- _Stated task_:
Collect each line containing "React".

- _Listed records_:
========================================================================
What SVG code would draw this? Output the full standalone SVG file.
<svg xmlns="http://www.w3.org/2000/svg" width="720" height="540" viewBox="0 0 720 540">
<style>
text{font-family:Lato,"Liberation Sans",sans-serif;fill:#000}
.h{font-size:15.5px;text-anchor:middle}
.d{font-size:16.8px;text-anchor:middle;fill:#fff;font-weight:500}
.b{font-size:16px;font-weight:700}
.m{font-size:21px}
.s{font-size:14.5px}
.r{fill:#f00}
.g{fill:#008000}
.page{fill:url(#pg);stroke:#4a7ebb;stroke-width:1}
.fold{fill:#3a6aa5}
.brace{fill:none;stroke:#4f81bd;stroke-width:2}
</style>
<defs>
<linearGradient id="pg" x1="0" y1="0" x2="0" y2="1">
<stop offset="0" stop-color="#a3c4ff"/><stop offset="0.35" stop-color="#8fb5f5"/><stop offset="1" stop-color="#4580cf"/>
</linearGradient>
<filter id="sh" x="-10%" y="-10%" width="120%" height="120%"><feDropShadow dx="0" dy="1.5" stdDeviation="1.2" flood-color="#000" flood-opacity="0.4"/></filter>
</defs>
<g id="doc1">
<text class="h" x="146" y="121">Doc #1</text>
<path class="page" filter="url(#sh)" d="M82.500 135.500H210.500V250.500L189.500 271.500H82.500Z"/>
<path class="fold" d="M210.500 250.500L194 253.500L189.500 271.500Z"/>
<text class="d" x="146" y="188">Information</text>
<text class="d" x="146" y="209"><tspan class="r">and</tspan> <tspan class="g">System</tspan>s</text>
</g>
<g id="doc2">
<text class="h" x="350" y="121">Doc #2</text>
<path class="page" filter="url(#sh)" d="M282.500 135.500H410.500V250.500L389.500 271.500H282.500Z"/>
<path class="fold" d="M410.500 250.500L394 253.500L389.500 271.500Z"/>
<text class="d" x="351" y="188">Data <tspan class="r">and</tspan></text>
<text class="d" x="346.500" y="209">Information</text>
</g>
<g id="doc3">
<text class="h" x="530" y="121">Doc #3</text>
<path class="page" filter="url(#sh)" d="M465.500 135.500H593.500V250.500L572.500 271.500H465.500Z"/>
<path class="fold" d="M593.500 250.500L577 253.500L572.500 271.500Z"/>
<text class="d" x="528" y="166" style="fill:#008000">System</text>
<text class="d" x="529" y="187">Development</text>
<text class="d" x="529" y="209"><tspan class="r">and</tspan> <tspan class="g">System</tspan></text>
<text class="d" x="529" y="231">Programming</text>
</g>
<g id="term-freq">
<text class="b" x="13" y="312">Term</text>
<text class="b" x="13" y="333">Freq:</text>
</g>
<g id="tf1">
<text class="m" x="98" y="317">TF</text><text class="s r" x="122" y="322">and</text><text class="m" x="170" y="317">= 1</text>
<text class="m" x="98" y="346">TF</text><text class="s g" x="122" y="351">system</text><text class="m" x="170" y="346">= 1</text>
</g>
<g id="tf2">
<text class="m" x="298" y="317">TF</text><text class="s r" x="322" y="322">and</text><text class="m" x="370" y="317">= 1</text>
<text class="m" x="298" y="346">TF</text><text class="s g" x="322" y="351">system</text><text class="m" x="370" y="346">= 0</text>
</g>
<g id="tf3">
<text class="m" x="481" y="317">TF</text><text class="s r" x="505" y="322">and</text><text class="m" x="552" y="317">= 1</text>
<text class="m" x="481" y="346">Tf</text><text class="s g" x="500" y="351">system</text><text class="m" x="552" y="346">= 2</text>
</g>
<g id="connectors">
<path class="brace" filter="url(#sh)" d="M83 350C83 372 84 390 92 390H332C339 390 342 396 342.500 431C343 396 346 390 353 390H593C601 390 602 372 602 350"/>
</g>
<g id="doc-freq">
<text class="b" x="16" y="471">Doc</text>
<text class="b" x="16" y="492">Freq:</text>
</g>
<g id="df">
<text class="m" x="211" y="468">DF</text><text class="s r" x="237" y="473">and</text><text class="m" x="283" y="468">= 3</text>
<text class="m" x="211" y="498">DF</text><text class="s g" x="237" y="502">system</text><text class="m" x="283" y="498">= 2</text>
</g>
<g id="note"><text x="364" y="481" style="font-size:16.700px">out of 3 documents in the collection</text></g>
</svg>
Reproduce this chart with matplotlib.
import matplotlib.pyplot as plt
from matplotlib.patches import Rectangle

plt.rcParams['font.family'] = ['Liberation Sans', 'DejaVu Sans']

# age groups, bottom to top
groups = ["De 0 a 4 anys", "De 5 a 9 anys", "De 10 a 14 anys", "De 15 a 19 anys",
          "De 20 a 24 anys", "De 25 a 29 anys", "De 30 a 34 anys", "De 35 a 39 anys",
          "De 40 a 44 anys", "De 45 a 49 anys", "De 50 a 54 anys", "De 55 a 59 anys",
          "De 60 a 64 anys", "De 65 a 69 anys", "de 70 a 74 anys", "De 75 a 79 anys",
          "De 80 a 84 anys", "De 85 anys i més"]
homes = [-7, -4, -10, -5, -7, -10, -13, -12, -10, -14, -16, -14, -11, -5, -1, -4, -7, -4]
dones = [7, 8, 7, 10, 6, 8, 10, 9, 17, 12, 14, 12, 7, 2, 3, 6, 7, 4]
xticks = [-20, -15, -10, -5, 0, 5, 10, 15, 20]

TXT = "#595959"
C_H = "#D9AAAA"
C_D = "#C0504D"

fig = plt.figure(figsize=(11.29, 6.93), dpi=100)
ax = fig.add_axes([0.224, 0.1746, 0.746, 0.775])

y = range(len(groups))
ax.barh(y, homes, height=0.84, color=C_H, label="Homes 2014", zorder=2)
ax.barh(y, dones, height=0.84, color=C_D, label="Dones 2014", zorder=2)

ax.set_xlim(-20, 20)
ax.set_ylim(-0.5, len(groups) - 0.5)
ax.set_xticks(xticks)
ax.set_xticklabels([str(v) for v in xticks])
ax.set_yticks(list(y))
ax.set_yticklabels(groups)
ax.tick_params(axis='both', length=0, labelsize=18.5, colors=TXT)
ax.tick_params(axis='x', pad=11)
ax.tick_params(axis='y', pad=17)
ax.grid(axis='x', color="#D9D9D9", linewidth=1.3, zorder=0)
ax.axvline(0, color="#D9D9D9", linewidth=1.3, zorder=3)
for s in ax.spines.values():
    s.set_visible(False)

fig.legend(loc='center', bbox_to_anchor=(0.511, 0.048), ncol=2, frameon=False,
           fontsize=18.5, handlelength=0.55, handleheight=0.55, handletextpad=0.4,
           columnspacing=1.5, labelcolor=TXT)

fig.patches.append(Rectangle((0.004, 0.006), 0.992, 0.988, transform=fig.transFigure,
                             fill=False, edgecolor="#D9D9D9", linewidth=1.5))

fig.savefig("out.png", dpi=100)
========================================================================
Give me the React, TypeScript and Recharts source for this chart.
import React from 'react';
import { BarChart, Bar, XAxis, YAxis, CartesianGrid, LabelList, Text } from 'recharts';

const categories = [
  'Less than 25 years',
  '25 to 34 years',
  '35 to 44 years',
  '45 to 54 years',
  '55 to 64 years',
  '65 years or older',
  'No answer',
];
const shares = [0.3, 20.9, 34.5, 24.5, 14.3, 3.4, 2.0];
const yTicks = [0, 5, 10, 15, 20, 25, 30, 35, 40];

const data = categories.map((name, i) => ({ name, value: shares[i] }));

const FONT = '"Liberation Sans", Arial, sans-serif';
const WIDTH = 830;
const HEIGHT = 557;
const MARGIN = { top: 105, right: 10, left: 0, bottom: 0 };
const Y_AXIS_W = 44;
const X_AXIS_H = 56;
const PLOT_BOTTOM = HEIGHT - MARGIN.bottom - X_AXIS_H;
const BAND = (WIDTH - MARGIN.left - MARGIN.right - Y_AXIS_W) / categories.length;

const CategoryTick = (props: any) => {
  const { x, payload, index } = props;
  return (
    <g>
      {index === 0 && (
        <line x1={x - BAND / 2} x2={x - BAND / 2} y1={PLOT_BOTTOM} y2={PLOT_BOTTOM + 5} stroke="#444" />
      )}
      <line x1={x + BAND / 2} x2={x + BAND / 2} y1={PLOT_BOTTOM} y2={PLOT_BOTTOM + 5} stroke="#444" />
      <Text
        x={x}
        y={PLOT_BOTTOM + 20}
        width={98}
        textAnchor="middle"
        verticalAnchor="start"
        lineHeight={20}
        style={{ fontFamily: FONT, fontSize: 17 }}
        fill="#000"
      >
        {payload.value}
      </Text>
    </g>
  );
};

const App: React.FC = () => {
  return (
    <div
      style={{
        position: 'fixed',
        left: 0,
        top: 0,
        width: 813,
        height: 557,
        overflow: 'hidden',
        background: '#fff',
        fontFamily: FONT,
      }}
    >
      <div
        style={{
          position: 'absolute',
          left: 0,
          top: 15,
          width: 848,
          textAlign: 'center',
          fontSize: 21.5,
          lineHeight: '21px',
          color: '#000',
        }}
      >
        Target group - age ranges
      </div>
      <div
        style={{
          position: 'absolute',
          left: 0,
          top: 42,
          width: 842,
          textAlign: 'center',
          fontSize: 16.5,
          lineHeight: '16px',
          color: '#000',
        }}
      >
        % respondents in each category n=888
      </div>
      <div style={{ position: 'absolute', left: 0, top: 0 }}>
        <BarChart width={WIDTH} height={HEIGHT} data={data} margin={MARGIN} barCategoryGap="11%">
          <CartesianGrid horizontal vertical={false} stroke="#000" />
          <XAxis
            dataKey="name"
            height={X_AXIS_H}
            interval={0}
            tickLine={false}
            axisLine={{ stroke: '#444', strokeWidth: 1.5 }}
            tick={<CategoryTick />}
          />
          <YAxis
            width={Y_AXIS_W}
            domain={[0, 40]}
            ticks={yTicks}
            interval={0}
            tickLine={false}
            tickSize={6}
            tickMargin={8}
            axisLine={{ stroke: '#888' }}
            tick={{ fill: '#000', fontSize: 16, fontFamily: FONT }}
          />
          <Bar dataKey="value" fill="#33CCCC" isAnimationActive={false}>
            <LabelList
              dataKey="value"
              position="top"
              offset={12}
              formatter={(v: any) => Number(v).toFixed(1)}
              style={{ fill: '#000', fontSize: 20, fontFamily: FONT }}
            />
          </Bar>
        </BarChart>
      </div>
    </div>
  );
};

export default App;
========================================================================
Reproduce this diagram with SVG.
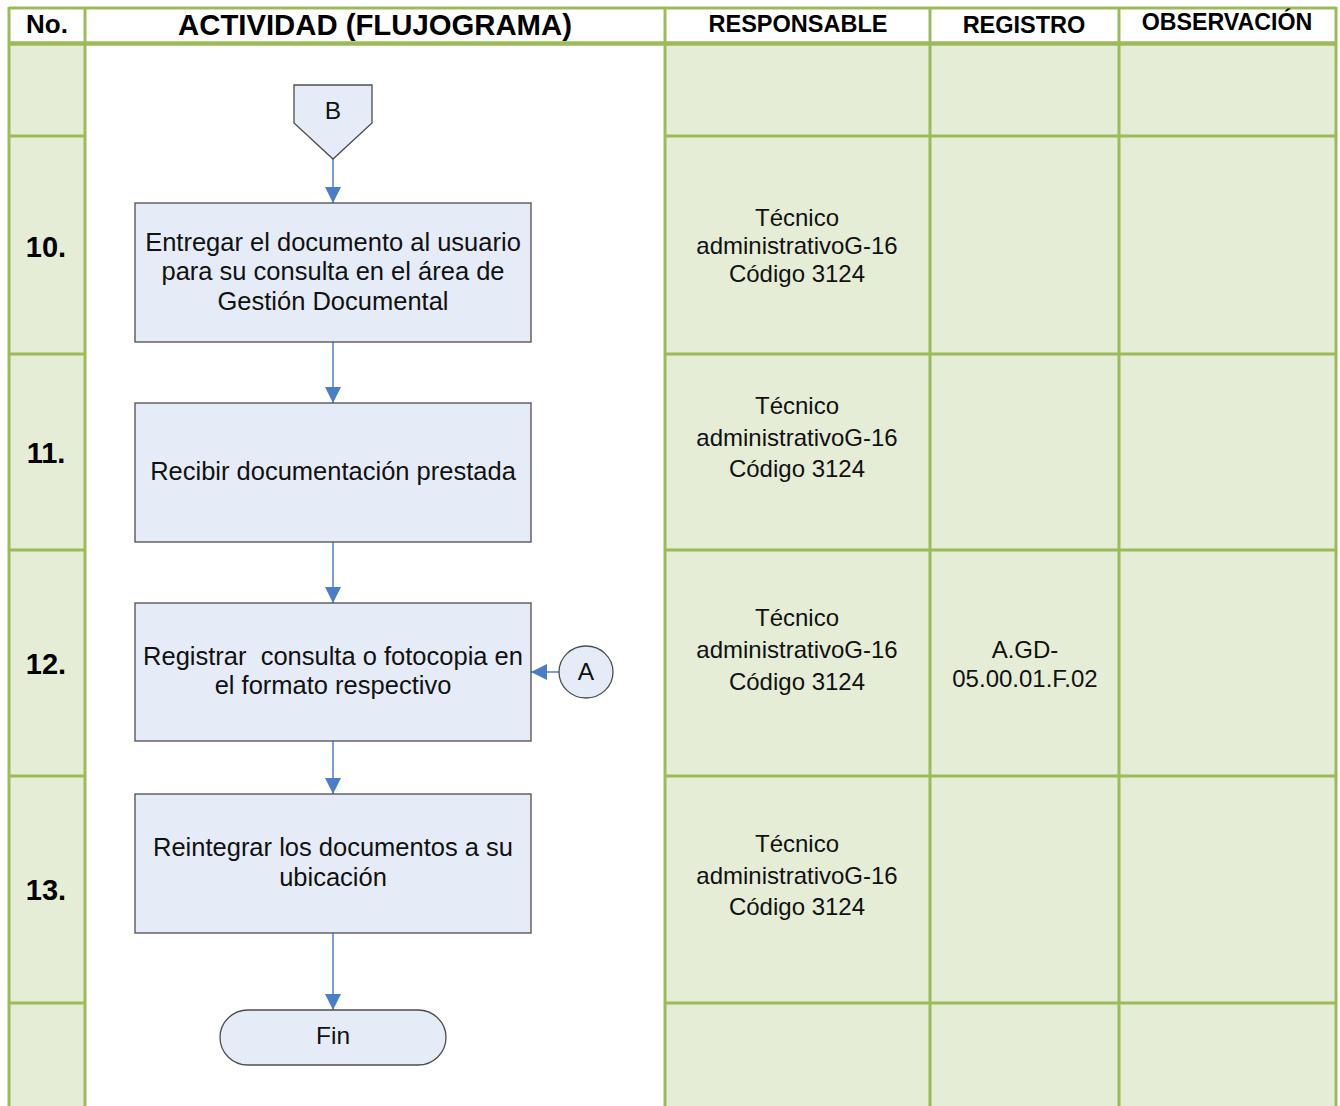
========================================================================
- _Full response_:
Give me the React, TypeScript and Recharts source for this chart.
import React from 'react';
const App: React.FC = () => {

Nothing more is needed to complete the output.